Where it started
Australia is a place where a lot of weird new agendas get tested on the population.
“Affirmative consent” is one you’re going to want to watch out for. Feminists have been pushing for this forever.
But at this point, everyone has already stopped having sex anyway, haven’t they?
Australian feminist Rachael Burgin, writing for the leftist site The Conversation, is very excited about this new way to empower women by removing responsibility from them:
New South Wales Attorney-General Mark Speakman has announced a suite of reforms to consent law, following a two-and-a-half year review by the Law Reform Commission.
The review was prompted by survivor-advocate Saxon Mullins, who endured two trials and two appeals, only to end up with no legal resolution to her rape case. Since then, Mullins has advocated for affirmative consent.
However, the final report from the commission, released in November last year, failed to recommend this standard. Despite this, Speakman has stood alongside Mullins with the promise of a bill that goes beyond the recommendations of the commission — and will make affirmative consent the law in NSW.
What is affirmative consent?
Affirmative consent means that consent is actively sought and actively communicated. This approach shifts from a “no means no” standard to “yes means yes”, in that an individual seeking to have sex with another person must obtain clear, expressed consent from them before (and while) engaging in a sexual act.
In other words, submission without active, participatory agreement is not sufficient to claim that consent was given. In practice, this could be something as simple as asking someone if they want to have sex.
This type of consent standard shifts the emphasis from the actions of the victim-survivor to those of the accused. This is important, since we know that the same rape myths and gendered stereotypes that permeate society can be brought sharply to bear in sexual assault trials.
Despite this, and international shifts towards affirmative consent, governments across Australia have been hesitant to legislate it, and Law Reform Commissions are apparently loathe to recommend it.

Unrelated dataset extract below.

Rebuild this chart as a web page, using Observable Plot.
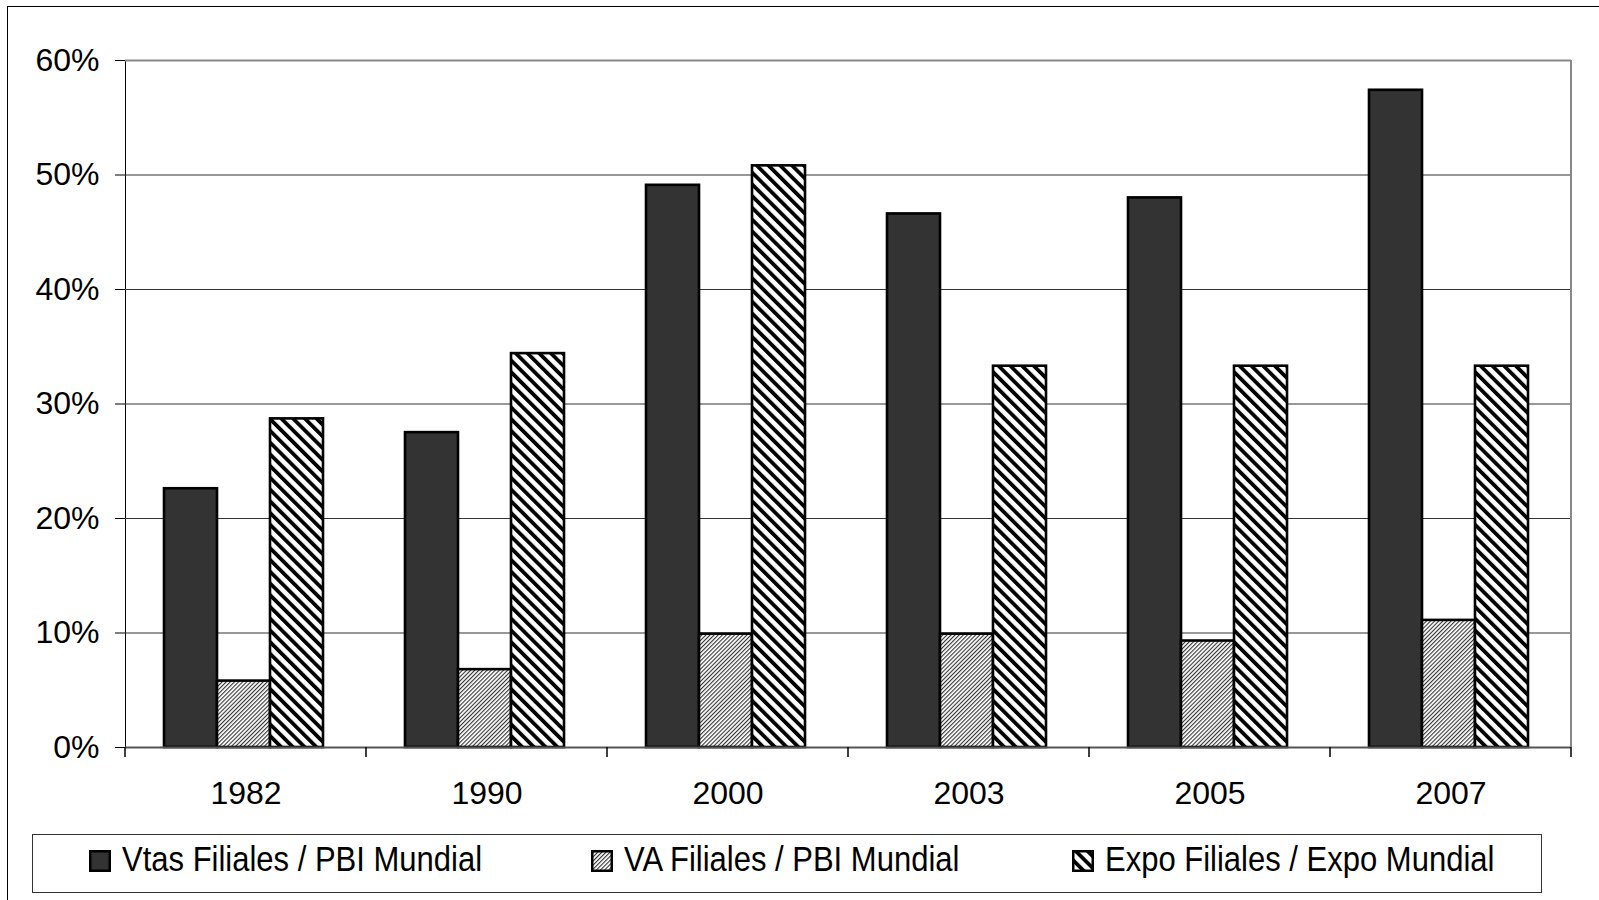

In addition to the NSW Commission, the Queensland Law Reform Commission earlier this year also failed to recommend affirmative consent, opting instead to recommend no substantive change to consent law. That report was heavily criticised as relying largely on research that had not been peer-reviewed, and ignoring recent Australian academic research.
The changes in New South Wales
The bill announced today changes that course. Speakman has presented reforms that go beyond the Law Reform Commission’s recommendations and, if enacted, would legislate affirmative consent in NSW.
This is because the bill requires that a person who is seeking to raise the defence of “reasonable belief in consent” must demonstrate what actions they took or what words they spoke to ensure they had consent. A failure to do or say something (that is, to “take steps”) to ascertain consent means that any belief in consent will not be reasonable.
This is affirmative consent in action – and it takes its lead from the law in Tasmania, which has operated without controversy for nearly two decades.
It is also where other jurisdictions fall down. Victoria, for example, is often heralded as a leader in affirmative consent. However, my research analysing rape trial transcripts from the County Court of Victoria shows that defence counsel continue to rely on narratives of victim resistance or “implied consent”, that construct women’s ordinary, everyday behaviour as indicating consent.
This is, as I have argued, because Victoria does not require an accused person to show they did anything to ensure their potential sexual partner was consenting. If a person did take steps to ascertain consent, they are able to raise this in their defence.
However, the reasonableness of a belief in consent, in Victoria, can be built exclusively on the accused person’s perception of the victim-survivor’s conduct – whether she was drinking alcohol, wearing certain types of clothing, dancing near him or not offering enough “resistance” to his sexual advances.
The bottom line is that this section of Consent Theory means that you have to ask a woman if she wants to have sex. As that obviously isn’t going to happen in real life, as it would be a total vibe killer, any woman will be able to say that any sex was rape.
Affirmative consent is law in NSW pic.twitter.com/UrpL2s2vkY
— Saxon Mullins (@SaxonAdair) May 25, 2021
The sole agenda of feminists is to create more instances of where they can destroy a man’s life. They do this both by giving women authority and by removing responsibility from a woman. Women are presented as both all powerful, godlike beings, and as pathetic little babies.
In “affirmative consent,” the claim is that a woman is so scared of a man that she isn’t able to say “sorry no, I don’t want to have sex.”
The larger goal of the system is just to remove sex from human existence. They want men to be afraid of sex. Obviously, this is working – most men no longer even think about sex. Firstly, most women are so fat they’re out of the game. Secondly, if you find one that isn’t fat, you’re playing Russian Roulette.